__TASK OBJECTIVE__. Omit every picture and return the rest of the data unaltered.

__DATA SUPPLIED__.
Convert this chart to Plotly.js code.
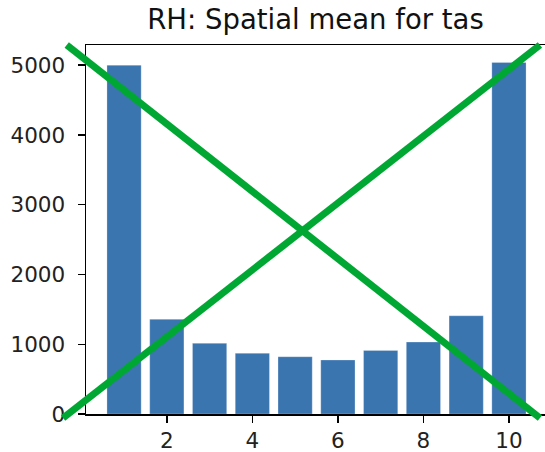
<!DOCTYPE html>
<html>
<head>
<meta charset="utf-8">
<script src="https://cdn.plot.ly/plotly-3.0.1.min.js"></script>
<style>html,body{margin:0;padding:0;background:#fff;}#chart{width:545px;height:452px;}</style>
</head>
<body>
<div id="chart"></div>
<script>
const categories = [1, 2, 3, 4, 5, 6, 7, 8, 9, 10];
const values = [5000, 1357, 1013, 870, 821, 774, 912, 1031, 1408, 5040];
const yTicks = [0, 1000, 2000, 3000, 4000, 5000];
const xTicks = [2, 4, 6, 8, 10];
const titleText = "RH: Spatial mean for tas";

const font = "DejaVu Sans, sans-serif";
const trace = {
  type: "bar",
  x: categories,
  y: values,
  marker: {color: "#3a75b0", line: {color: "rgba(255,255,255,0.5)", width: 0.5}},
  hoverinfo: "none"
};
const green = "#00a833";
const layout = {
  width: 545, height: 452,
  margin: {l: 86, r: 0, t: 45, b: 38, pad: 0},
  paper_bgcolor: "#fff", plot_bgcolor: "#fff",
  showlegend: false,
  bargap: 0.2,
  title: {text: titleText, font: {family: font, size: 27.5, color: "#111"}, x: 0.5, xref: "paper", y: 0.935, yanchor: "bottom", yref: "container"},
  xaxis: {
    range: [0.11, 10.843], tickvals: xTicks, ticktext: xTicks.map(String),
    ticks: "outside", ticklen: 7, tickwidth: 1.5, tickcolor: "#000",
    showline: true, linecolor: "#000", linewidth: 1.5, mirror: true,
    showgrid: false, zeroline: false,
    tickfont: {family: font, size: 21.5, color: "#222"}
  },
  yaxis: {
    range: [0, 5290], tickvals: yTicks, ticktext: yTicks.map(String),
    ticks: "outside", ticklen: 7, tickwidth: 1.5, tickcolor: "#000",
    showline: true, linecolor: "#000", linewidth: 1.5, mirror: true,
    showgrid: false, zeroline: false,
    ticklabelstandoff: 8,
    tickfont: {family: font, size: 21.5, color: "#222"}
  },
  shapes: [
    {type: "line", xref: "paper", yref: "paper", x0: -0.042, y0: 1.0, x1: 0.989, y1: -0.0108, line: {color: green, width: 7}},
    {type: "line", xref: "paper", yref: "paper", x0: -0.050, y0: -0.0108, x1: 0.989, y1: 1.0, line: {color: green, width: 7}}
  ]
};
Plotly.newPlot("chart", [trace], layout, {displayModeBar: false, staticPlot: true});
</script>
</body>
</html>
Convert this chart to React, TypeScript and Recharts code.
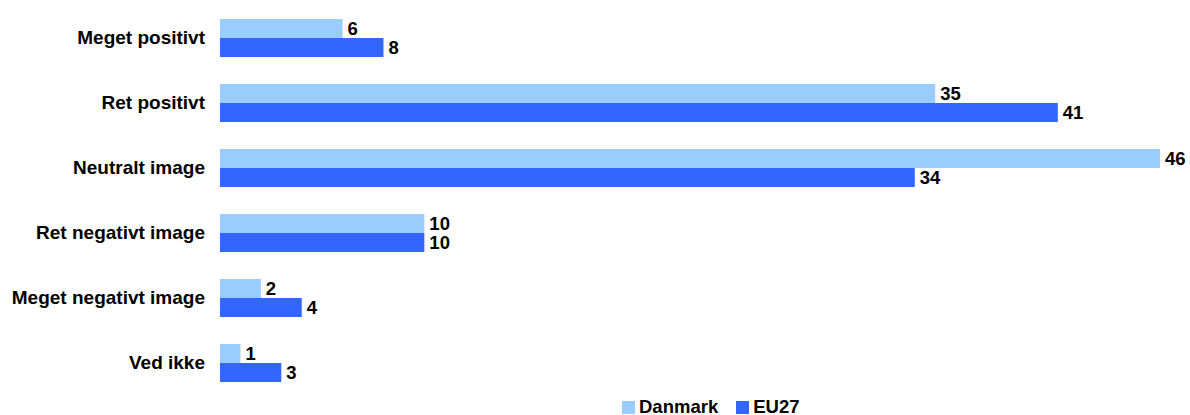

__EXPECTED ANSWER__.
Convert this chart to Plotly.js code.
<!DOCTYPE html>
<html>
<head>
<meta charset="utf-8">
<script src="https://cdn.plot.ly/plotly-3.0.1.min.js"></script>
<style>html,body{margin:0;padding:0;background:#fff;}#chart{width:545px;height:452px;}</style>
</head>
<body>
<div id="chart"></div>
<script>
const categories = [1, 2, 3, 4, 5, 6, 7, 8, 9, 10];
const values = [5000, 1357, 1013, 870, 821, 774, 912, 1031, 1408, 5040];
const yTicks = [0, 1000, 2000, 3000, 4000, 5000];
const xTicks = [2, 4, 6, 8, 10];
const titleText = "RH: Spatial mean for tas";

const font = "DejaVu Sans, sans-serif";
const trace = {
  type: "bar",
  x: categories,
  y: values,
  marker: {color: "#3a75b0", line: {color: "rgba(255,255,255,0.5)", width: 0.5}},
  hoverinfo: "none"
};
const green = "#00a833";
const layout = {
  width: 545, height: 452,
  margin: {l: 86, r: 0, t: 45, b: 38, pad: 0},
  paper_bgcolor: "#fff", plot_bgcolor: "#fff",
  showlegend: false,
  bargap: 0.2,
  title: {text: titleText, font: {family: font, size: 27.5, color: "#111"}, x: 0.5, xref: "paper", y: 0.935, yanchor: "bottom", yref: "container"},
  xaxis: {
    range: [0.11, 10.843], tickvals: xTicks, ticktext: xTicks.map(String),
    ticks: "outside", ticklen: 7, tickwidth: 1.5, tickcolor: "#000",
    showline: true, linecolor: "#000", linewidth: 1.5, mirror: true,
    showgrid: false, zeroline: false,
    tickfont: {family: font, size: 21.5, color: "#222"}
  },
  yaxis: {
    range: [0, 5290], tickvals: yTicks, ticktext: yTicks.map(String),
    ticks: "outside", ticklen: 7, tickwidth: 1.5, tickcolor: "#000",
    showline: true, linecolor: "#000", linewidth: 1.5, mirror: true,
    showgrid: false, zeroline: false,
    ticklabelstandoff: 8,
    tickfont: {family: font, size: 21.5, color: "#222"}
  },
  shapes: [
    {type: "line", xref: "paper", yref: "paper", x0: -0.042, y0: 1.0, x1: 0.989, y1: -0.0108, line: {color: green, width: 7}},
    {type: "line", xref: "paper", yref: "paper", x0: -0.050, y0: -0.0108, x1: 0.989, y1: 1.0, line: {color: green, width: 7}}
  ]
};
Plotly.newPlot("chart", [trace], layout, {displayModeBar: false, staticPlot: true});
</script>
</body>
</html>
Convert this chart to React, TypeScript and Recharts code.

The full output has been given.